*DO THIS*.
Produce an exact copy of all the records.

*TASK DATA*.
◇ ◇ ◇ ◇

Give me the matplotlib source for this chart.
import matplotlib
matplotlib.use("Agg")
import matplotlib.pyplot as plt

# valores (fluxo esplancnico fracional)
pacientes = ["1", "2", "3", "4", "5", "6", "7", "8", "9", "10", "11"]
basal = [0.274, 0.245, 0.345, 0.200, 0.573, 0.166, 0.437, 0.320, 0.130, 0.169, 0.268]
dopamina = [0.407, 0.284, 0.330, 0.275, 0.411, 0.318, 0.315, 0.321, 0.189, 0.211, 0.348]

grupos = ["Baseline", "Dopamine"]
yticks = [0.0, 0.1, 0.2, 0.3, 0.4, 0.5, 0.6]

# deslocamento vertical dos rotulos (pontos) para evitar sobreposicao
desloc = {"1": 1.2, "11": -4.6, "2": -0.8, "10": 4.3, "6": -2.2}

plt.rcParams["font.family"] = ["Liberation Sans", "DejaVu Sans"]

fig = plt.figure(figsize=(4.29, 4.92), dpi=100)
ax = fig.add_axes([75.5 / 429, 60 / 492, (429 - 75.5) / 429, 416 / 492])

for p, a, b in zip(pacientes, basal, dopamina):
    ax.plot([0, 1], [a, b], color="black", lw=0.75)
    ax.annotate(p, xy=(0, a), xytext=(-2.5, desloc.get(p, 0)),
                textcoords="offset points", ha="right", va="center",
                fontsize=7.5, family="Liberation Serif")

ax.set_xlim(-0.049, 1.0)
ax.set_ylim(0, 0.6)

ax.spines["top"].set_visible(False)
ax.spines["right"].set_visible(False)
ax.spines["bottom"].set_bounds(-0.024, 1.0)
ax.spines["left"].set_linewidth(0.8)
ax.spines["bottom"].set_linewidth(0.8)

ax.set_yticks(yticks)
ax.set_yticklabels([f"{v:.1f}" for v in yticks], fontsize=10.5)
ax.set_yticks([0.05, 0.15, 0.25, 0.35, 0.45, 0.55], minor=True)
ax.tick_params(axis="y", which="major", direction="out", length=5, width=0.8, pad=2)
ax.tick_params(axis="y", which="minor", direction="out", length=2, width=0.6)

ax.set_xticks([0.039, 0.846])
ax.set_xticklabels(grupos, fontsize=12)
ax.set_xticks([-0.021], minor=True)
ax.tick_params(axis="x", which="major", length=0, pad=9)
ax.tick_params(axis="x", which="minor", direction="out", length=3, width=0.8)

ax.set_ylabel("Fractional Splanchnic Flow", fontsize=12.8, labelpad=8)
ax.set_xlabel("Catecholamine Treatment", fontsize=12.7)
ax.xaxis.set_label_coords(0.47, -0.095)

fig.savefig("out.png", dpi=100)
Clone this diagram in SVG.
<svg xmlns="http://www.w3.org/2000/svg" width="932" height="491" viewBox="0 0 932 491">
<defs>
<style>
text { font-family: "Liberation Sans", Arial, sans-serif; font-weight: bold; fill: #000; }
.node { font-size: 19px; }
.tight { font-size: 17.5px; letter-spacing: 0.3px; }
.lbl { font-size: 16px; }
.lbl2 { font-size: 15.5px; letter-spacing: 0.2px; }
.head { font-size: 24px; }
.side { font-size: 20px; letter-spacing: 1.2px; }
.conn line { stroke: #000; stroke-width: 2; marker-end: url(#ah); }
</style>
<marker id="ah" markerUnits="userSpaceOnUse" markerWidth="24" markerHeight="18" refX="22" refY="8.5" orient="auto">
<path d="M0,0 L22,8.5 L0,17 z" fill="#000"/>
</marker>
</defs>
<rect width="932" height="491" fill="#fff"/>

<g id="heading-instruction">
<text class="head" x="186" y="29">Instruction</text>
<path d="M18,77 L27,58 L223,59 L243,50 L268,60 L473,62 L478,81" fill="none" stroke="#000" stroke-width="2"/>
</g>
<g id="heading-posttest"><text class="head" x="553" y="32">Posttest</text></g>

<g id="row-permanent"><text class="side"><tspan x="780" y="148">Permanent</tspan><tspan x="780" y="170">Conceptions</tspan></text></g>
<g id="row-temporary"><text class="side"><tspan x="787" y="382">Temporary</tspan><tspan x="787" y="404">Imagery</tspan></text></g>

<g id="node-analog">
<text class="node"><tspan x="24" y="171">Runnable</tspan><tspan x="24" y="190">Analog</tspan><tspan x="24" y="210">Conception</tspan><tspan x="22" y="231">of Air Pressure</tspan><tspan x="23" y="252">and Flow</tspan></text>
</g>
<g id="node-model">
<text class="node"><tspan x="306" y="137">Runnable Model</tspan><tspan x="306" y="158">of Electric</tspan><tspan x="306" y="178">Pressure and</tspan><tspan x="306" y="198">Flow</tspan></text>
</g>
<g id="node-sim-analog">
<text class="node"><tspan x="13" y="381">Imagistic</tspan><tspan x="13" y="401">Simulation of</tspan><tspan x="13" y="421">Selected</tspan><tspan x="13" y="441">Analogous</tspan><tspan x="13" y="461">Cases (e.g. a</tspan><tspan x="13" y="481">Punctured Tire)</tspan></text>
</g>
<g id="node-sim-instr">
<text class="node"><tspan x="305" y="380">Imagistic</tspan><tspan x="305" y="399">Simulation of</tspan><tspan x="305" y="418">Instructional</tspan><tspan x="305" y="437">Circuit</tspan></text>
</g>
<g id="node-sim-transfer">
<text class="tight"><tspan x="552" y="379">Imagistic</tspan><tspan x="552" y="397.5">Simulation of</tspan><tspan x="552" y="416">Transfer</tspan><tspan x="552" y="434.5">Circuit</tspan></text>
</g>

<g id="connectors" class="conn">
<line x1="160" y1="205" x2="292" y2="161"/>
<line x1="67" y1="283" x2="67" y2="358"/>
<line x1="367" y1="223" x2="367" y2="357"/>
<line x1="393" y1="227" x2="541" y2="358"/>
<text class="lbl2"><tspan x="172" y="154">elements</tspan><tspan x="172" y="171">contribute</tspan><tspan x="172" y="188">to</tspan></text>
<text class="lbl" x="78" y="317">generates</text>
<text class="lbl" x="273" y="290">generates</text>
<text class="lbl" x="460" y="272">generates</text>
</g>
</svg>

◇ ◇ ◇ ◇

*ANSWER FOR THE TASK*.
Give me the matplotlib source for this chart.
import matplotlib
matplotlib.use("Agg")
import matplotlib.pyplot as plt

# valores (fluxo esplancnico fracional)
pacientes = ["1", "2", "3", "4", "5", "6", "7", "8", "9", "10", "11"]
basal = [0.274, 0.245, 0.345, 0.200, 0.573, 0.166, 0.437, 0.320, 0.130, 0.169, 0.268]
dopamina = [0.407, 0.284, 0.330, 0.275, 0.411, 0.318, 0.315, 0.321, 0.189, 0.211, 0.348]

grupos = ["Baseline", "Dopamine"]
yticks = [0.0, 0.1, 0.2, 0.3, 0.4, 0.5, 0.6]

# deslocamento vertical dos rotulos (pontos) para evitar sobreposicao
desloc = {"1": 1.2, "11": -4.6, "2": -0.8, "10": 4.3, "6": -2.2}

plt.rcParams["font.family"] = ["Liberation Sans", "DejaVu Sans"]

fig = plt.figure(figsize=(4.29, 4.92), dpi=100)
ax = fig.add_axes([75.5 / 429, 60 / 492, (429 - 75.5) / 429, 416 / 492])

for p, a, b in zip(pacientes, basal, dopamina):
    ax.plot([0, 1], [a, b], color="black", lw=0.75)
    ax.annotate(p, xy=(0, a), xytext=(-2.5, desloc.get(p, 0)),
                textcoords="offset points", ha="right", va="center",
                fontsize=7.5, family="Liberation Serif")

ax.set_xlim(-0.049, 1.0)
ax.set_ylim(0, 0.6)

ax.spines["top"].set_visible(False)
ax.spines["right"].set_visible(False)
ax.spines["bottom"].set_bounds(-0.024, 1.0)
ax.spines["left"].set_linewidth(0.8)
ax.spines["bottom"].set_linewidth(0.8)

ax.set_yticks(yticks)
ax.set_yticklabels([f"{v:.1f}" for v in yticks], fontsize=10.5)
ax.set_yticks([0.05, 0.15, 0.25, 0.35, 0.45, 0.55], minor=True)
ax.tick_params(axis="y", which="major", direction="out", length=5, width=0.8, pad=2)
ax.tick_params(axis="y", which="minor", direction="out", length=2, width=0.6)

ax.set_xticks([0.039, 0.846])
ax.set_xticklabels(grupos, fontsize=12)
ax.set_xticks([-0.021], minor=True)
ax.tick_params(axis="x", which="major", length=0, pad=9)
ax.tick_params(axis="x", which="minor", direction="out", length=3, width=0.8)

ax.set_ylabel("Fractional Splanchnic Flow", fontsize=12.8, labelpad=8)
ax.set_xlabel("Catecholamine Treatment", fontsize=12.7)
ax.xaxis.set_label_coords(0.47, -0.095)

fig.savefig("out.png", dpi=100)
Clone this diagram in SVG.
<svg xmlns="http://www.w3.org/2000/svg" width="932" height="491" viewBox="0 0 932 491">
<defs>
<style>
text { font-family: "Liberation Sans", Arial, sans-serif; font-weight: bold; fill: #000; }
.node { font-size: 19px; }
.tight { font-size: 17.5px; letter-spacing: 0.3px; }
.lbl { font-size: 16px; }
.lbl2 { font-size: 15.5px; letter-spacing: 0.2px; }
.head { font-size: 24px; }
.side { font-size: 20px; letter-spacing: 1.2px; }
.conn line { stroke: #000; stroke-width: 2; marker-end: url(#ah); }
</style>
<marker id="ah" markerUnits="userSpaceOnUse" markerWidth="24" markerHeight="18" refX="22" refY="8.5" orient="auto">
<path d="M0,0 L22,8.5 L0,17 z" fill="#000"/>
</marker>
</defs>
<rect width="932" height="491" fill="#fff"/>

<g id="heading-instruction">
<text class="head" x="186" y="29">Instruction</text>
<path d="M18,77 L27,58 L223,59 L243,50 L268,60 L473,62 L478,81" fill="none" stroke="#000" stroke-width="2"/>
</g>
<g id="heading-posttest"><text class="head" x="553" y="32">Posttest</text></g>

<g id="row-permanent"><text class="side"><tspan x="780" y="148">Permanent</tspan><tspan x="780" y="170">Conceptions</tspan></text></g>
<g id="row-temporary"><text class="side"><tspan x="787" y="382">Temporary</tspan><tspan x="787" y="404">Imagery</tspan></text></g>

<g id="node-analog">
<text class="node"><tspan x="24" y="171">Runnable</tspan><tspan x="24" y="190">Analog</tspan><tspan x="24" y="210">Conception</tspan><tspan x="22" y="231">of Air Pressure</tspan><tspan x="23" y="252">and Flow</tspan></text>
</g>
<g id="node-model">
<text class="node"><tspan x="306" y="137">Runnable Model</tspan><tspan x="306" y="158">of Electric</tspan><tspan x="306" y="178">Pressure and</tspan><tspan x="306" y="198">Flow</tspan></text>
</g>
<g id="node-sim-analog">
<text class="node"><tspan x="13" y="381">Imagistic</tspan><tspan x="13" y="401">Simulation of</tspan><tspan x="13" y="421">Selected</tspan><tspan x="13" y="441">Analogous</tspan><tspan x="13" y="461">Cases (e.g. a</tspan><tspan x="13" y="481">Punctured Tire)</tspan></text>
</g>
<g id="node-sim-instr">
<text class="node"><tspan x="305" y="380">Imagistic</tspan><tspan x="305" y="399">Simulation of</tspan><tspan x="305" y="418">Instructional</tspan><tspan x="305" y="437">Circuit</tspan></text>
</g>
<g id="node-sim-transfer">
<text class="tight"><tspan x="552" y="379">Imagistic</tspan><tspan x="552" y="397.5">Simulation of</tspan><tspan x="552" y="416">Transfer</tspan><tspan x="552" y="434.5">Circuit</tspan></text>
</g>

<g id="connectors" class="conn">
<line x1="160" y1="205" x2="292" y2="161"/>
<line x1="67" y1="283" x2="67" y2="358"/>
<line x1="367" y1="223" x2="367" y2="357"/>
<line x1="393" y1="227" x2="541" y2="358"/>
<text class="lbl2"><tspan x="172" y="154">elements</tspan><tspan x="172" y="171">contribute</tspan><tspan x="172" y="188">to</tspan></text>
<text class="lbl" x="78" y="317">generates</text>
<text class="lbl" x="273" y="290">generates</text>
<text class="lbl" x="460" y="272">generates</text>
</g>
</svg>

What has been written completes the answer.